# Task to carry out
Write out each line word for word. Drop pictures.
-*-
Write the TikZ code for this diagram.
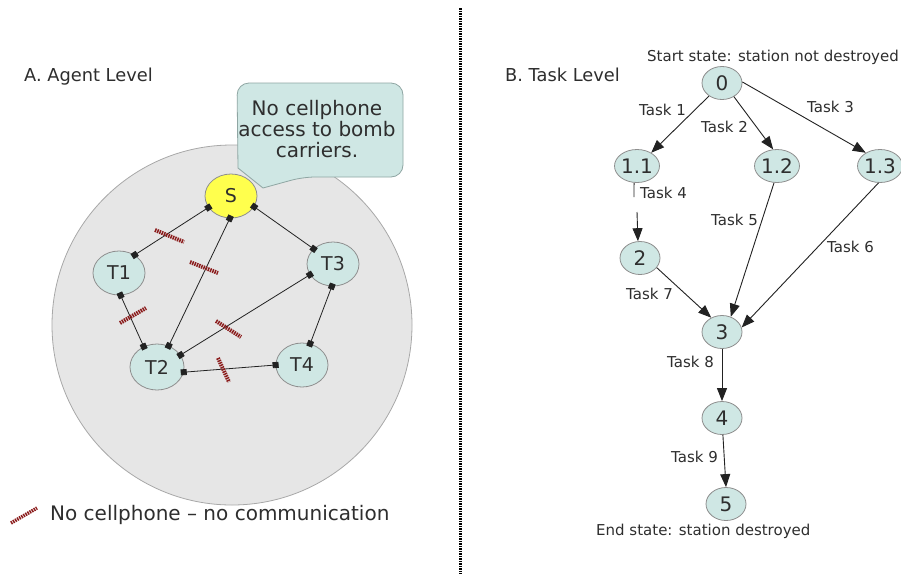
\documentclass[tikz,border=0pt]{standalone}
\usepackage{fontspec}
\setmainfont{DejaVu Sans}
\usetikzlibrary{shapes.geometric,arrows.meta}
\definecolor{tealfill}{HTML}{CFE7E4}
\definecolor{nodeborder}{HTML}{8E8E8E}
\definecolor{textgray}{HTML}{2E2E2E}
\definecolor{linegray}{HTML}{222222}
\definecolor{bigfill}{HTML}{E6E6E6}
\definecolor{bigborder}{HTML}{A8A8A8}
\definecolor{sfill}{HTML}{FFFF4D}
\definecolor{markred}{HTML}{8B1C1C}
\definecolor{bubborder}{HTML}{8FA6A3}
\begin{document}
\begin{tikzpicture}[x=1pt,y=-1pt,
  stnode/.style={ellipse, draw=nodeborder, fill=tealfill, line width=0.8pt, inner sep=0pt, text=textgray},
  agent/.style={stnode, minimum width=52pt, minimum height=44pt, font=\fontsize{19}{19}\selectfont},
  tasknode/.style={stnode, minimum width=40pt, minimum height=33pt, font=\fontsize{20}{20}\selectfont},
  link/.style={draw=linegray, line width=0.8pt, shorten <=-3pt, shorten >=-3pt,
     {Square[length=6pt,width=6pt]}-{Square[length=6pt,width=6pt]}},
  taskarrow/.style={draw=linegray, line width=0.9pt, -{Triangle[length=13pt,width=10pt]}},
  tasklabel/.style={anchor=base west, inner sep=0pt, text=textgray, font=\fontsize{15}{15}\selectfont},
  title/.style={anchor=base west, inner sep=0pt, text=textgray, font=\fontsize{17.8}{17.8}\selectfont},
  nocomm/.style={draw=markred, line width=4pt, dash pattern=on 1.5pt off 0.9pt}
]
\useasboundingbox (0,0) rectangle (901,574);
\fill[white] (0,0) rectangle (901,574);

% divider
\draw[black, line width=3pt, dash pattern=on 1.5pt off 1pt] (460,8) -- (460,574);

% ===== Left panel =====
\node[title] (titleA) at (24,81) {A. Agent Level};
\draw[fill=bigfill, draw=bigborder, line width=0.8pt] (232,325) circle (180);

% speech bubble
\draw[fill=tealfill, draw=bubborder, line width=0.8pt, rounded corners=12pt]
  (237,83) -- (403,83) -- (403,177) -- (303,177) [sharp corners] -- (263,188) -- (238,168) [rounded corners=12pt] -- cycle;
\node[align=center, text=textgray, font=\fontsize{20}{21}\selectfont, inner sep=0pt] (bubtext) at (317,129)
  {No cellphone\\access to bomb\\carriers.};

\node[agent, fill=sfill] (nS) at (231,196) {S};
\node[agent] (nT1) at (119,273) {T1};
\node[agent] (nT3) at (333,264) {T3};
\node[agent, minimum width=54pt, minimum height=46pt] (nT2) at (157,367) {T2};
\node[agent] (nT4) at (302,365) {T4};

\draw[link] (nS.-153) -- (nT1.49);
\draw[link] (nS.-93) -- (nT2.61);
\draw[link] (nS.-25) -- (nT3.142);
\draw[link] (nT1.-86) -- (nT2.123);
\draw[link] (nT3.205) -- (nT2.27);
\draw[link] (nT3.-93) -- (nT4.69);
\draw[link] (nT2.-11) -- (nT4.180);

% no-communication marks
\draw[nocomm] (155,230) -- (184,242);
\draw[nocomm] (190,262) -- (218,273);
\draw[nocomm] (120,323) -- (146,308);
\draw[nocomm] (216,321) -- (241,337);
\draw[nocomm] (218,358) -- (229,382);

% legend
\draw[nocomm, line width=3.5pt] (11,523) -- (37,508);
\node[anchor=base west, inner sep=0pt, text=textgray, font=\fontsize{20}{20}\selectfont] (legend) at (50,520)
  {No cellphone – no communication};

% ===== Right panel =====
\node[title] (titleB) at (505,81) {B. Task Level};
\node[tasklabel] (startlbl) at (647,61) {Start state: station not destroyed};

\node[tasknode] (n0) at (722,83) {0};
\node[tasknode] (n11) at (637,166) {1.1};
\node[tasknode] (n12) at (777,166) {1.2};
\node[tasknode] (n13) at (880,166) {1.3};
\node[tasknode] (n2) at (640,258) {2};
\node[tasknode] (n3) at (722,332) {3};
\node[tasknode] (n4) at (722,418) {4};
\node[tasknode] (n5) at (726,504) {5};

\node[tasklabel] (endlbl) at (596,535) {End state: station destroyed};

\coordinate (gA) at (634,197);
\coordinate (gB) at (637,212);

\draw[taskarrow] (n0.-135) -- (n11.43);
\draw[taskarrow] (n0.-49) -- (n12.103);
\draw[taskarrow] (n0.3) -- (n13.137);
\draw[draw=linegray, line width=0.9pt] (n11.-100) -- (gA);
\draw[taskarrow] (gB) -- (n2.97);
\draw[taskarrow] (n2.-30) -- (n3.127);
\draw[taskarrow] (n12.-100) -- (n3.60);
\draw[taskarrow] (n13.-95) -- (n3.13);
\draw[taskarrow] (n3.-90) -- (n4.90);
\draw[taskarrow] (n4.-87) -- (n5.90);

\node[tasklabel] (t1) at (639,115) {Task 1};
\node[tasklabel] (t2) at (701,132) {Task 2};
\node[tasklabel] (t3) at (807,112) {Task 3};
\node[tasklabel] (t4) at (640,198) {Task 4};
\node[tasklabel] (t5) at (711,225) {Task 5};
\node[tasklabel] (t6) at (827,252) {Task 6};
\node[tasklabel] (t7) at (626,299) {Task 7};
\node[tasklabel] (t8) at (667,367) {Task 8};
\node[tasklabel] (t9) at (671,462) {Task 9};
\end{tikzpicture}
\end{document}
-*-
# Solution
Write the TikZ code for this diagram.
\documentclass[tikz,border=0pt]{standalone}
\usepackage{fontspec}
\setmainfont{DejaVu Sans}
\usetikzlibrary{shapes.geometric,arrows.meta}
\definecolor{tealfill}{HTML}{CFE7E4}
\definecolor{nodeborder}{HTML}{8E8E8E}
\definecolor{textgray}{HTML}{2E2E2E}
\definecolor{linegray}{HTML}{222222}
\definecolor{bigfill}{HTML}{E6E6E6}
\definecolor{bigborder}{HTML}{A8A8A8}
\definecolor{sfill}{HTML}{FFFF4D}
\definecolor{markred}{HTML}{8B1C1C}
\definecolor{bubborder}{HTML}{8FA6A3}
\begin{document}
\begin{tikzpicture}[x=1pt,y=-1pt,
  stnode/.style={ellipse, draw=nodeborder, fill=tealfill, line width=0.8pt, inner sep=0pt, text=textgray},
  agent/.style={stnode, minimum width=52pt, minimum height=44pt, font=\fontsize{19}{19}\selectfont},
  tasknode/.style={stnode, minimum width=40pt, minimum height=33pt, font=\fontsize{20}{20}\selectfont},
  link/.style={draw=linegray, line width=0.8pt, shorten <=-3pt, shorten >=-3pt,
     {Square[length=6pt,width=6pt]}-{Square[length=6pt,width=6pt]}},
  taskarrow/.style={draw=linegray, line width=0.9pt, -{Triangle[length=13pt,width=10pt]}},
  tasklabel/.style={anchor=base west, inner sep=0pt, text=textgray, font=\fontsize{15}{15}\selectfont},
  title/.style={anchor=base west, inner sep=0pt, text=textgray, font=\fontsize{17.8}{17.8}\selectfont},
  nocomm/.style={draw=markred, line width=4pt, dash pattern=on 1.5pt off 0.9pt}
]
\useasboundingbox (0,0) rectangle (901,574);
\fill[white] (0,0) rectangle (901,574);

% divider
\draw[black, line width=3pt, dash pattern=on 1.5pt off 1pt] (460,8) -- (460,574);

% ===== Left panel =====
\node[title] (titleA) at (24,81) {A. Agent Level};
\draw[fill=bigfill, draw=bigborder, line width=0.8pt] (232,325) circle (180);

% speech bubble
\draw[fill=tealfill, draw=bubborder, line width=0.8pt, rounded corners=12pt]
  (237,83) -- (403,83) -- (403,177) -- (303,177) [sharp corners] -- (263,188) -- (238,168) [rounded corners=12pt] -- cycle;
\node[align=center, text=textgray, font=\fontsize{20}{21}\selectfont, inner sep=0pt] (bubtext) at (317,129)
  {No cellphone\\access to bomb\\carriers.};

\node[agent, fill=sfill] (nS) at (231,196) {S};
\node[agent] (nT1) at (119,273) {T1};
\node[agent] (nT3) at (333,264) {T3};
\node[agent, minimum width=54pt, minimum height=46pt] (nT2) at (157,367) {T2};
\node[agent] (nT4) at (302,365) {T4};

\draw[link] (nS.-153) -- (nT1.49);
\draw[link] (nS.-93) -- (nT2.61);
\draw[link] (nS.-25) -- (nT3.142);
\draw[link] (nT1.-86) -- (nT2.123);
\draw[link] (nT3.205) -- (nT2.27);
\draw[link] (nT3.-93) -- (nT4.69);
\draw[link] (nT2.-11) -- (nT4.180);

% no-communication marks
\draw[nocomm] (155,230) -- (184,242);
\draw[nocomm] (190,262) -- (218,273);
\draw[nocomm] (120,323) -- (146,308);
\draw[nocomm] (216,321) -- (241,337);
\draw[nocomm] (218,358) -- (229,382);

% legend
\draw[nocomm, line width=3.5pt] (11,523) -- (37,508);
\node[anchor=base west, inner sep=0pt, text=textgray, font=\fontsize{20}{20}\selectfont] (legend) at (50,520)
  {No cellphone – no communication};

% ===== Right panel =====
\node[title] (titleB) at (505,81) {B. Task Level};
\node[tasklabel] (startlbl) at (647,61) {Start state: station not destroyed};

\node[tasknode] (n0) at (722,83) {0};
\node[tasknode] (n11) at (637,166) {1.1};
\node[tasknode] (n12) at (777,166) {1.2};
\node[tasknode] (n13) at (880,166) {1.3};
\node[tasknode] (n2) at (640,258) {2};
\node[tasknode] (n3) at (722,332) {3};
\node[tasknode] (n4) at (722,418) {4};
\node[tasknode] (n5) at (726,504) {5};

\node[tasklabel] (endlbl) at (596,535) {End state: station destroyed};

\coordinate (gA) at (634,197);
\coordinate (gB) at (637,212);

\draw[taskarrow] (n0.-135) -- (n11.43);
\draw[taskarrow] (n0.-49) -- (n12.103);
\draw[taskarrow] (n0.3) -- (n13.137);
\draw[draw=linegray, line width=0.9pt] (n11.-100) -- (gA);
\draw[taskarrow] (gB) -- (n2.97);
\draw[taskarrow] (n2.-30) -- (n3.127);
\draw[taskarrow] (n12.-100) -- (n3.60);
\draw[taskarrow] (n13.-95) -- (n3.13);
\draw[taskarrow] (n3.-90) -- (n4.90);
\draw[taskarrow] (n4.-87) -- (n5.90);

\node[tasklabel] (t1) at (639,115) {Task 1};
\node[tasklabel] (t2) at (701,132) {Task 2};
\node[tasklabel] (t3) at (807,112) {Task 3};
\node[tasklabel] (t4) at (640,198) {Task 4};
\node[tasklabel] (t5) at (711,225) {Task 5};
\node[tasklabel] (t6) at (827,252) {Task 6};
\node[tasklabel] (t7) at (626,299) {Task 7};
\node[tasklabel] (t8) at (667,367) {Task 8};
\node[tasklabel] (t9) at (671,462) {Task 9};
\end{tikzpicture}
\end{document}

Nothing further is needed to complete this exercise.